Power shift

2008 is supposed to be the year of the credit crunch, when borrowing money ceases to become either easy or cheap and the bank manager stops hurling low-interest £20 notes at you and turns into Scrooge with a laptop.

Perhaps it will be, but maybe we should be more worried about another crunch, one that will soon send a chilly blast through the UK’s homes and businesses. This crunch concerns not money but energy, the energy needed to heat our houses, run our cars and power our factories.

We have already seen the first example of what is likely to be a big, across the board rise in domestic fuel bills caused, according to power suppliers, by the soaring cost of energy on the wholesale markets.

Meanwhile, speculators in the US are already betting on a $200 a barrel oil price, twice the level that is already causing motorists such pain at the petrol pumps.

Let’s all hope those speculators are wrong, but even a modest rise on the current price will be deeply unpleasant for consumers and businesses alike.

All in all, 2008 could be the year of power pain. But if the source of that pain is ‘conventional’ energy sources – namely oil, gas and their derivatives – could it also spell an opportunity for the technologies with the potential to ease that discomfort.

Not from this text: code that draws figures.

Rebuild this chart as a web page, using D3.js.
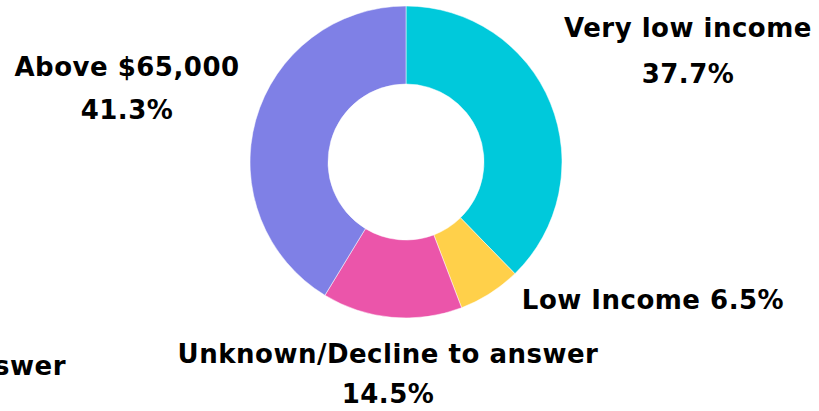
<!DOCTYPE html>
<html>
<head>
<meta charset="utf-8">
<script src="https://cdn.jsdelivr.net/npm/d3@7"></script>
<style>
  html, body { margin: 0; padding: 0; background: #fff; }
  svg { display: block; }
</style>
</head>
<body>
<div id="chart"></div>
<script>
// data
const categories = ['Very low income', 'Low Income', 'Unknown/Decline to answer', 'Above $65,000'];
const shares = [37.7, 6.5, 14.5, 41.3];
const colors = ['#00C9DB', '#FFD04A', '#EB55AA', '#7F80E6'];

const width = 819;
const height = 411;
const cx = 406;
const cy = 162;
const outerR = 156;
const innerR = 78;
const fontSize = 26;

// label layout: centre x, baselines of name and percent (null = one line)
const labelLayout = [
  { x: 688, y: 37, y2: 83 },
  { x: 653, y: 309, y2: null },
  { x: 388, y: 363, y2: 403 },
  { x: 127, y: 76, y2: 119 },
];

const svg = d3.select('#chart').append('svg')
  .attr('width', width)
  .attr('height', height);

const pie = d3.pie()
  .sort(null)
  .value(d => d);

const arc = d3.arc()
  .innerRadius(innerR)
  .outerRadius(outerR);

const g = svg.append('g')
  .attr('transform', `translate(${cx},${cy})`);

g.selectAll('path')
  .data(pie(shares))
  .join('path')
  .attr('d', arc)
  .attr('fill', (d, i) => colors[i])
  .attr('stroke', '#fff')
  .attr('stroke-width', 0.5);

const labels = svg.append('g')
  .style('font-family', '"DejaVu Sans", sans-serif')
  .style('font-weight', 'bold')
  .style('font-size', `${fontSize}px`)
  .style('letter-spacing', '0.5px')
  .attr('fill', '#000')
  .attr('text-anchor', 'middle');

categories.forEach((c, i) => {
  const pos = labelLayout[i];
  const pct = `${shares[i].toFixed(1)}%`;
  if (pos.y2 !== null) {
    labels.append('text').attr('x', pos.x).attr('y', pos.y).text(c);
    labels.append('text').attr('x', pos.x).attr('y', pos.y2).text(pct);
  } else {
    labels.append('text').attr('x', pos.x).attr('y', pos.y).text(`${c} ${pct}`);
  }
});

// clipped duplicate of a label at the left edge
labels.append('text')
  .attr('x', 66)
  .attr('y', 375)
  .attr('text-anchor', 'end')
  .text(categories[2]);
</script>
</body>
</html>
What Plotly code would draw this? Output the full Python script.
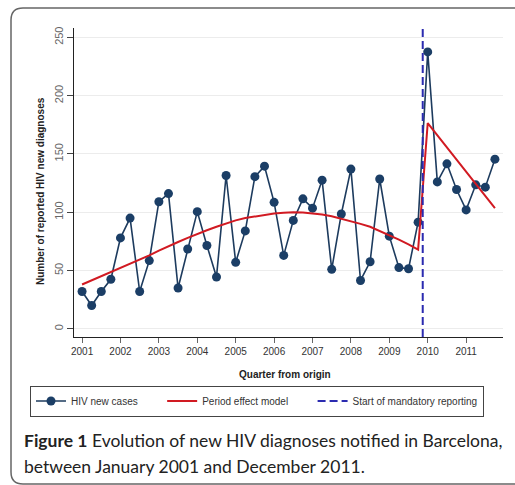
import plotly.graph_objects as go

# ---------------- data ----------------
years = list(range(2001, 2012))
year_labels = [str(y) for y in years]
quarters = [y + q / 4 for y in years for q in range(4)]

hiv_cases = [32, 20, 32, 42.5, 78, 95, 32, 58.5,
             109, 116, 35, 68.5, 100.5, 71.5, 44.5, 131.5,
             57, 84, 130.5, 139.5, 108.5, 63, 93, 111.5,
             103.5, 127.5, 51, 98.5, 137, 41.5, 57.5, 128.5,
             79.5, 52.5, 51.5, 91.5, 237.5, 126, 141.5, 119.5,
             102, 123.5, 121.5, 145.5]

period_model = [38, 41.5, 45, 48.5, 52, 56, 59.5, 63,
                67, 71, 74.5, 78, 81.5, 84.5, 87.5, 90.5,
                93, 95, 96.5, 98, 99, 99.5, 100, 99.8,
                99.2, 98, 96.5, 94.5, 92.5, 90, 87.5, 84,
                80.5, 76.5, 72.5, 68, 176.5, 166, 156, 145.5,
                135, 124.5, 114, 103.5]

mandatory_start = 2009.87
y_ticks = [0, 50, 100, 150, 200, 250]
y_range = [-7, 258]
x_range = [2000.79, 2011.96]

# ---------------- figure ----------------
W, H = 515, 485
ML, MR, MT, MB = 74, 12, 28, 148
PW, PH = W - ML - MR, H - MT - MB


def px(x):
    return (x - ML) / PW


def py(y):
    return (H - MB - y) / PH


NB = "\u00a0"

fig = go.Figure()

fig.add_trace(go.Scatter(
    x=quarters, y=hiv_cases, mode="lines+markers", name="HIV new cases" + NB * 7,
    line=dict(color="#1d3b5e", width=1.6),
    marker=dict(color="#1b3e66", size=9),
))
fig.add_trace(go.Scatter(
    x=quarters, y=period_model, mode="lines", name="Period effect model" + NB * 7,
    line=dict(color="#d11a22", width=2),
))
fig.add_trace(go.Scatter(
    x=[mandatory_start, mandatory_start], y=y_range, mode="lines",
    name="Start of mandatory reporting",
    line=dict(color="#2b2bb0", width=2, dash="8px,4px"),
))

fig.update_layout(
    width=W, height=H,
    margin=dict(l=ML, r=MR, t=MT, b=MB),
    paper_bgcolor="white", plot_bgcolor="white",
    font=dict(family="Liberation Sans, Arial", size=10, color="#333"),
    showlegend=True,
    legend=dict(
        orientation="h", x=px(30), xanchor="left", y=py(401), yanchor="middle",
        bordercolor="#444", borderwidth=1, bgcolor="white",
        font=dict(family="Liberation Sans, Arial", size=10, color="#333"),
        itemwidth=30, tracegroupgap=0,
    ),
    xaxis=dict(
        range=x_range, tickvals=years, ticktext=year_labels,
        showgrid=False, zeroline=False, showline=True, linecolor="#222", linewidth=1,
        ticks="outside", ticklen=5, tickcolor="#666",
        tickfont=dict(size=10, color="#333"),
    ),
    yaxis=dict(
        range=y_range, tickvals=y_ticks, tickangle=-90,
        showgrid=True, gridcolor="#ececec", gridwidth=1,
        zeroline=False, showline=True, linecolor="#222", linewidth=1,
        ticks="outside", ticklen=6, tickcolor="#444",
        tickfont=dict(size=11, color="#666"),
    ),
)

fig.add_annotation(
    xref="paper", yref="paper", x=px(40), y=py(191), textangle=-90,
    text="<b>Number of reported HIV new diagnoses</b>", showarrow=False,
    font=dict(size=10, color="#222"), xanchor="center", yanchor="middle",
)
fig.add_annotation(
    xref="paper", yref="paper", x=px(285), y=py(374),
    text="<b>Quarter from origin</b>", showarrow=False,
    font=dict(size=10, color="#222"), xanchor="center", yanchor="middle",
)

cap_font = dict(family="Lato, Open Sans", size=17.5, color="#222")
fig.add_annotation(
    xref="paper", yref="paper", x=px(22), y=py(440), xanchor="left", yanchor="middle",
    text="<b>Figure 1</b> Evolution of new HIV diagnoses notified in Barcelona,",
    showarrow=False, font=cap_font,
)
fig.add_annotation(
    xref="paper", yref="paper", x=px(22), y=py(466), xanchor="left", yanchor="middle",
    text="between January 2001 and December 2011.",
    showarrow=False, font=cap_font,
)

# rounded frame around the figure
L, T, B, R = px(11), py(8), py(484), px(530)
rx, ry = 12 / PW, 12 / PH
frame = (f"M {R},{T} L {L + rx},{T} Q {L},{T} {L},{T - ry} "
         f"L {L},{B + ry} Q {L},{B} {L + rx},{B} L {R},{B}")
fig.add_shape(type="path", xref="paper", yref="paper", path=frame,
              line=dict(color="#666", width=1.5), layer="below")

fig.write_html("out.html")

Whether it is an alternative fuel or generation system, a technology to improve the efficiency of power consumption or a way to monitor and regulate how much energy is being used, innovations in this area are likely to prove more attractive than ever before. Indications from the financial markets already suggest that serious investors have never been better disposed towards companies with potential answers to the big questions facing us over energy production and consumption.

So if 2008 is the year we get the energy jitters, it could also mark the moment we begin to take the alternatives seriously.